With a sweet evenhandedness, Barbara discussed the romance of growing food: “People don’t realize that you have to care for your animals, and milk your cows every day, and plant lettuce every three weeks if you want continuing quality. Yet, at the same time you have to be perpetually hopeful when you are holding that small seed and see that beautiful harvest because otherwise it is so much work. You plant them, and transplant them, and transplant them, and then harvest them and schlep them here and schlep them there.” It was nearly 8pm, and Barbara said this with a warm end-of-day smile, weary but playful.
I asked the partners if regular water service would help. Barbara was quick to respond: “It would be like a dream come true, but we just try to make it through every month and pay our electric bill and our phone bill,” while Daniele added, “But this really is our dream come true. It is, it is, it is.”

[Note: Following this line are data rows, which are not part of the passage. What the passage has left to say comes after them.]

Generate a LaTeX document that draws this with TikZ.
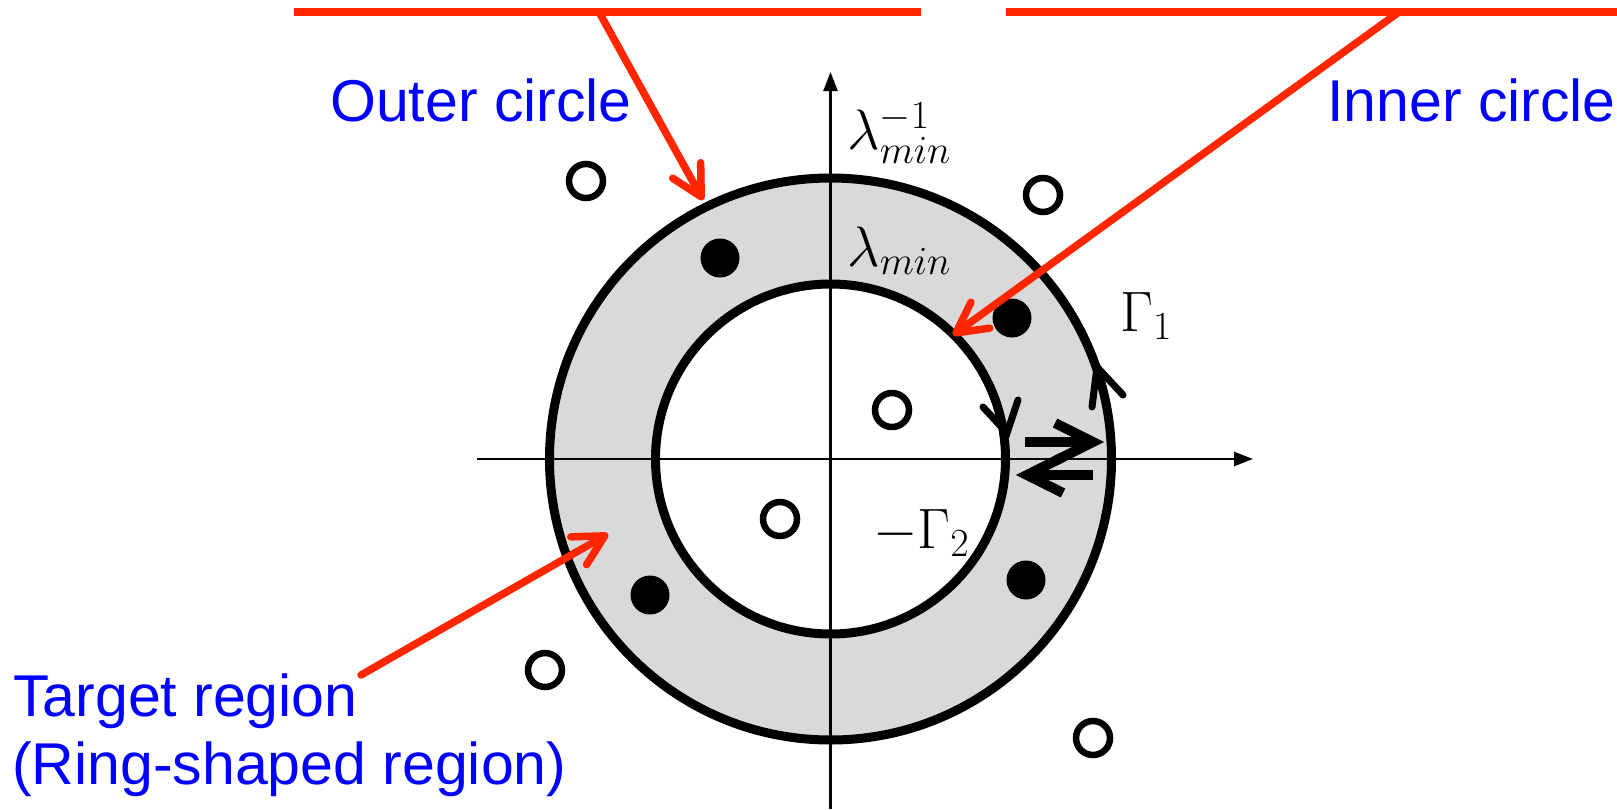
\RequirePackage{fix-cm}
\documentclass[tikz,border=0pt]{standalone}
\usepackage{fontspec}
\newfontfamily\labelfont{Liberation Sans}
\usetikzlibrary{arrows.meta}
\definecolor{ringgray}{RGB}{217,217,217}
\definecolor{callred}{RGB}{255,38,0}
\definecolor{labelblue}{RGB}{0,0,255}
\tikzset{
  bluelabel/.style={text=labelblue, font=\labelfont\fontsize{59}{67}\selectfont, inner sep=0pt, anchor=base west},
  mathlabel/.style={font=\fontsize{57}{63}\selectfont, inner sep=0pt, anchor=base west},
  callout/.style={draw=callred, line width=7.5pt, line cap=round, -{Straight Barb[length=30pt,width=32pt,round]}},
  topbar/.style={draw=callred, line width=8pt},
  bigcircle/.style={draw=black, line width=9pt},
  axisline/.style={draw=black, line width=2.5pt, -{Triangle[length=19pt,width=14pt]}},
  chevron/.style={draw=black, line width=7pt, line cap=round, line join=miter},
  bigarrow/.style={draw=black, line width=10pt, line cap=butt, line join=miter},
  opendot/.style={draw=black, line width=6.5pt, fill=white},
  filldot/.style={fill=black},
}
\begin{document}
\begin{tikzpicture}[x=1pt,y=-1pt]
\useasboundingbox (0,0) rectangle (1617,809);
% centre
\coordinate (O) at (830.5,459);
% ring
\fill[ringgray, even odd rule] (O) circle[radius=281pt] (O) circle[radius=175pt];
\draw[bigcircle] (O) circle[radius=281pt];
\draw[bigcircle] (O) circle[radius=175pt];
% axes
\coordinate (xstart) at (477,459);
\coordinate (xend) at (1253,459);
\coordinate (ystart) at (830.5,809);
\coordinate (yend) at (830.5,72);
\draw[axisline] (xstart) -- (xend);
\draw[axisline] (ystart) -- (yend);
% direction marks on the circles
\draw[chevron] (1092,407) -- (1097,367) -- (1123,395);
\draw[chevron] (983,407) -- (1007,433) -- (1018,400);
% double arrows
\draw[bigarrow] (1025,442) -- (1093,442);
\draw[bigarrow] (1055,423) -- (1093,442) -- (1055,461);
\draw[bigarrow] (1093,475) -- (1027,475);
\draw[bigarrow] (1063,457) -- (1027,475) -- (1063,493);
% filled points
\fill[filldot] (720,258) circle[radius=19.5pt];
\fill[filldot] (1012,318) circle[radius=19.5pt];
\fill[filldot] (650,595) circle[radius=19.5pt];
\fill[filldot] (1026,580) circle[radius=19.5pt];
% open points
\draw[opendot] (586,181) circle[radius=17pt];
\draw[opendot] (1043,195) circle[radius=17pt];
\draw[opendot] (892,410) circle[radius=17pt];
\draw[opendot] (780,519) circle[radius=17pt];
\draw[opendot] (545,670) circle[radius=17pt];
\draw[opendot] (1093,738) circle[radius=17pt];
% math labels
\node[mathlabel] (lminv) at (847,149) {$\lambda_{min}^{-1}$};
\node[mathlabel] (lmin) at (847,266) {$\lambda_{min}$};
\node[mathlabel] (g1) at (1120,331) {$\Gamma_1$};
\node[mathlabel] (g2) at (873,548) {$-\Gamma_2$};
% top bars
\coordinate (barAa) at (294,12);
\coordinate (barAb) at (921,12);
\coordinate (barBa) at (1006,12);
\coordinate (barBb) at (1617,12);
\draw[topbar] (barAa) -- (barAb);
\draw[topbar] (barBa) -- (barBb);
% blue labels
\node[bluelabel] (outerlbl) at (330,121) {Outer circle};
\node[bluelabel] (innerlbl) at (1327,121) {Inner circle};
\node[bluelabel] (target1) at (13,716) {Target region};
\node[bluelabel] (target2) at (12,784) {(Ring-shaped region)};
% callouts
\coordinate (cA) at (599,12);
\coordinate (tA) at (703,200);
\coordinate (cB) at (1399,12);
\coordinate (tB) at (953,335);
\coordinate (cC) at (361,675);
\coordinate (tC) at (608,534);
\draw[callout] (cA) -- (tA);
\draw[callout] (cB) -- (tB);
\draw[callout] (cC) -- (tC);
\end{tikzpicture}
\end{document}
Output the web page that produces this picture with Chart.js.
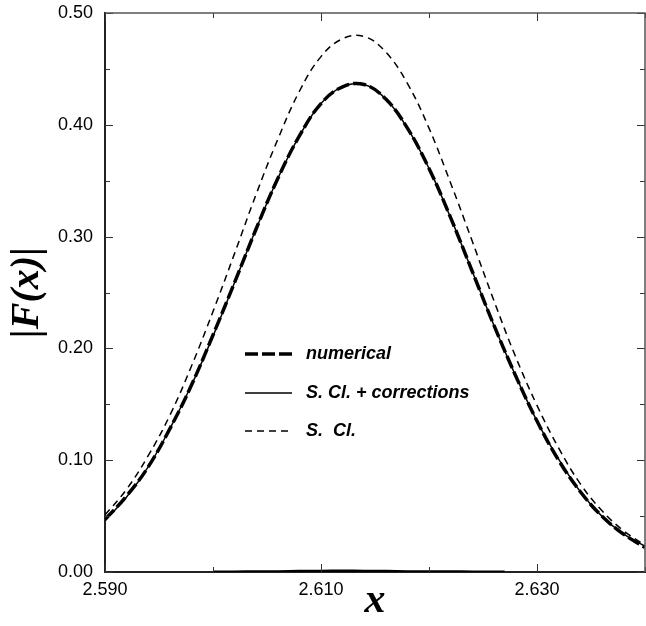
<!DOCTYPE html>
<html>
<head>
<meta charset="utf-8">
<script src="https://cdn.jsdelivr.net/npm/chart.js@4/dist/chart.umd.min.js"></script>
<style>
  html, body { margin: 0; padding: 0; background: #fff; }
  #wrap { width: 646px; height: 626px; }
</style>
</head>
<body>
<div id="wrap"><canvas id="fChart" width="646" height="626"></canvas></div>
<script>
// Data
const xValues = [2.590, 2.592, 2.594, 2.596, 2.598, 2.600, 2.602, 2.604, 2.606, 2.608, 2.610, 2.612, 2.614,
                 2.616, 2.618, 2.620, 2.622, 2.624, 2.626, 2.628, 2.630, 2.632, 2.634, 2.636, 2.638, 2.640];
const numerical = [0.047, 0.068, 0.094, 0.128, 0.167, 0.212, 0.259, 0.307, 0.352, 0.390, 0.419, 0.434, 0.436,
                   0.423, 0.397, 0.361, 0.317, 0.269, 0.221, 0.176, 0.135, 0.100, 0.072, 0.050, 0.034, 0.022];
const scCorrections = [0.046, 0.067, 0.094, 0.128, 0.167, 0.211, 0.259, 0.307, 0.352, 0.390, 0.419, 0.434, 0.436,
                       0.423, 0.397, 0.361, 0.317, 0.269, 0.221, 0.176, 0.135, 0.101, 0.072, 0.050, 0.034, 0.023];
const semiClassical = [0.051, 0.074, 0.104, 0.140, 0.184, 0.233, 0.285, 0.338, 0.387, 0.430, 0.461, 0.477, 0.479,
                       0.465, 0.437, 0.397, 0.348, 0.296, 0.243, 0.193, 0.149, 0.111, 0.079, 0.055, 0.037, 0.024];
// small residual drawn along the x axis
const residualX = [2.600, 2.602, 2.604, 2.606, 2.608, 2.610, 2.612, 2.614, 2.616, 2.618, 2.620, 2.622, 2.624, 2.626, 2.627];
const residual = [0.0002, 0.0003, 0.0004, 0.0005, 0.0008, 0.0010, 0.0011, 0.0010, 0.0008, 0.0005, 0.0004, 0.0004, 0.0003, 0.0003, 0.0002];

const seriesLabels = ['numerical', 'S. Cl. + corrections', 'S.  Cl.'];
const xTickValues = [2.590, 2.610, 2.630];
const xMinorValues = [2.600, 2.620, 2.640];
const yTickValues = [0.00, 0.10, 0.20, 0.30, 0.40, 0.50];
const yMinorValues = [0.05, 0.15, 0.25, 0.35, 0.45];

const toPoints = (xs, ys) => xs.map((x, i) => ({ x: x, y: ys[i] }));

// Inward tick marks plus top/right frame
const frameTicks = {
    id: 'frameTicks',
    afterDatasetsDraw(chart) {
        const { ctx, chartArea: a, scales } = chart;
        ctx.save();
        ctx.strokeStyle = '#333';
        ctx.lineWidth = 1;
        const major = 8, minor = 5;
        const vTick = (v, len) => {
            const px = Math.round(scales.x.getPixelForValue(v)) + 0.5;
            ctx.beginPath();
            ctx.moveTo(px, a.bottom); ctx.lineTo(px, a.bottom - len);
            ctx.moveTo(px, a.top); ctx.lineTo(px, a.top + len);
            ctx.stroke();
        };
        const hTick = (v, len) => {
            const py = Math.round(scales.y.getPixelForValue(v)) + 0.5;
            ctx.beginPath();
            ctx.moveTo(a.left, py); ctx.lineTo(a.left + len, py);
            ctx.moveTo(a.right, py); ctx.lineTo(a.right - len, py);
            ctx.stroke();
        };
        xTickValues.forEach(v => vTick(v, major));
        xMinorValues.forEach(v => vTick(v, minor));
        yTickValues.forEach(v => hTick(v, major));
        yMinorValues.forEach(v => hTick(v, minor));

        // top and right border
        ctx.strokeStyle = '#555';
        ctx.lineWidth = 1.5;
        ctx.beginPath();
        ctx.moveTo(a.left, a.top); ctx.lineTo(a.right, a.top); ctx.lineTo(a.right, a.bottom);
        ctx.stroke();
        ctx.restore();
    }
};

// Legend drawn inside the plot
const innerLegend = {
    id: 'innerLegend',
    afterDraw(chart) {
        const ctx = chart.ctx;
        const x0 = 245, x1 = 292, tx = 306;
        const rows = [354, 393, 431];
        ctx.save();
        ctx.font = 'italic bold 18px "Liberation Sans", Arial, sans-serif';
        ctx.textBaseline = 'middle';
        ctx.fillStyle = '#000';
        chart.data.datasets.slice(0, 3).forEach((ds, i) => {
            ctx.strokeStyle = '#000';
            ctx.lineWidth = ds.borderWidth;
            ctx.setLineDash(ds.borderDash || []);
            ctx.beginPath();
            ctx.moveTo(x0, rows[i]); ctx.lineTo(x1, rows[i]);
            ctx.stroke();
            ctx.setLineDash([]);
            ctx.fillText(ds.label, tx, rows[i]);
        });
        ctx.restore();
    }
};

const ctx = document.getElementById('fChart').getContext('2d');

new Chart(ctx, {
    type: 'line',
    data: {
        datasets: [
            {
                label: seriesLabels[0],
                data: toPoints(xValues, numerical),
                borderColor: '#000',
                borderWidth: 3.5,
                borderDash: [13, 4],
                order: 1
            },
            {
                label: seriesLabels[1],
                data: toPoints(xValues, scCorrections),
                borderColor: '#000',
                borderWidth: 1.5,
                order: 2
            },
            {
                label: seriesLabels[2],
                data: toPoints(xValues, semiClassical),
                borderColor: '#000',
                borderWidth: 1.5,
                borderDash: [7, 5],
                order: 3
            },
            {
                label: 'residual',
                data: toPoints(residualX, residual),
                borderColor: '#000',
                borderWidth: 2.5,
                order: 4
            }
        ]
    },
    options: {
        responsive: false,
        animation: false,
        layout: { padding: { top: 13, right: 1, left: 0, bottom: 0 } },
        elements: {
            point: { radius: 0 },
            line: { tension: 0.4, fill: false }
        },
        plugins: {
            legend: { display: false },
            tooltip: { enabled: false }
        },
        scales: {
            x: {
                type: 'linear',
                min: 2.59,
                max: 2.64,
                afterBuildTicks: scale => { scale.ticks = xTickValues.map(v => ({ value: v })); },
                afterFit: scale => { scale.height = 54; scale.paddingRight = 0; },
                grid: { display: false, drawTicks: false },
                border: { display: true, color: '#222', width: 2 },
                ticks: {
                    color: '#000',
                    font: { family: '"Liberation Sans", Arial, sans-serif', size: 18 },
                    padding: 7,
                    maxRotation: 0,
                    callback: v => v.toFixed(3)
                },
                title: {
                    display: true,
                    text: 'x',
                    color: '#000',
                    font: { family: '"Liberation Serif", "Times New Roman", serif', size: 42, style: 'italic', weight: 'bold' },
                    padding: { top: -12, bottom: 0 }
                }
            },
            y: {
                type: 'linear',
                min: 0,
                max: 0.5,
                afterBuildTicks: scale => { scale.ticks = yTickValues.map(v => ({ value: v })); },
                afterFit: scale => { scale.width = 105; scale.paddingTop = 0; scale.paddingBottom = 0; },
                grid: { display: false, drawTicks: false },
                border: { display: true, color: '#222', width: 2 },
                ticks: {
                    color: '#000',
                    font: { family: '"Liberation Sans", Arial, sans-serif', size: 18 },
                    padding: 12,
                    callback: v => v.toFixed(2)
                },
                title: {
                    display: true,
                    text: '|F(x)|',
                    color: '#000',
                    font: { family: '"Liberation Serif", "Times New Roman", serif', size: 40, style: 'italic', weight: 'bold' },
                    padding: { top: 4, bottom: 0 }
                }
            }
        }
    },
    plugins: [frameTicks, innerLegend]
});
</script>
</body>
</html>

And Daniele is confident that she can create a partnership with the water delivery man: “He was coming and delivering his truck of water. And I said ‘We will agree to an exchange and I will give you carrots for water. His response was ‘Oh, but you will have to give me a lot of carrots.’ I said, ‘No, I will be happy with the water and you will be happy with the carrots and you will not calculate anymore!’”
Before departing, I asked the partners what kept them working seventy-hour weeks to just meet the bills. “It is because we are good friends,” Daniel said thoughtfully with a smile, “and we believe in commitments, and believe that we are meant in this life to do something special together.”